Many people believe these to be masonic symbols that are somehow "magical" or "covert," and that the Founding Fathers were brainwashed by masonic teachings. In reality however, this is not all that accurate. In Colonial America it was common for people to be a part of several social clubs, and the Freemasons are just one of the many that existed in that era. For example, Benjamin Franklin started a group called the Junto, and Washington was a member of the Society of the Cincinnati. The Masons were simply another gentleman's club of the time, which proved beneficial in the post-enlightenment era of early America. They were not a "secretive" society that had an agenda to create a new world order. They were simply another way for colonists to gather and socialize (and get drunk). It is worth noting that many of these groups (including Freemasons) suffered from a dramatic drop in membership when the radio and television were invented. In other words, people found other things to do. Popular culture will always teach that the Freemasons were the keepers of a secret or unique society, and that their rituals trace back thousands of years. History, however, teaches that there is no concrete evidence OF ANY KIND to support this claim. They were simply one of the many social clubs of the time.

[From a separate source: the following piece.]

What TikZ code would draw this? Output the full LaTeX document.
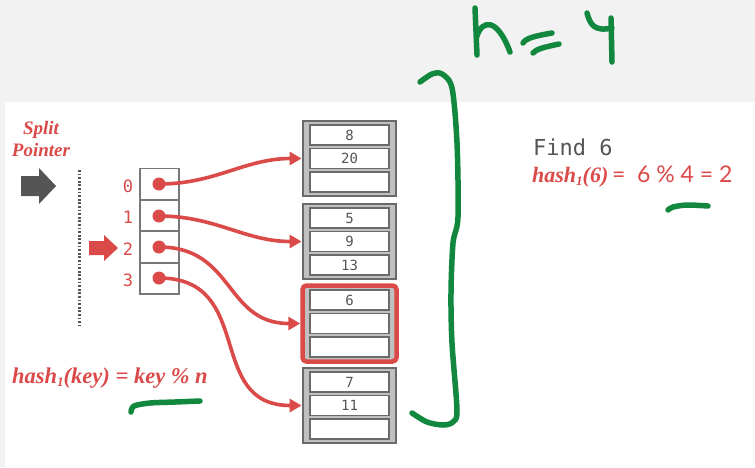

There is one final symbol worth mentioning. The phrase "In God We Trust" that is so very controversial for many Americans today actually came long after the Founding Founders. In fact, the Founders rarely used the word "God." Instead they used words like "Providence" and "Divinity." The phrase "In God we Trust" comes at a later time. In fact, the phrase has its roots in the post Civil War era. It is similar to how the phrase "One nation, under God" was added to the Pledge of Allegiance. Many people make the mistake of thinking that these phrases have been a part of our nation since the beginning. That is simply not true. In fact, the motto that our Founding Fathers embraced was one simple word: "liberty."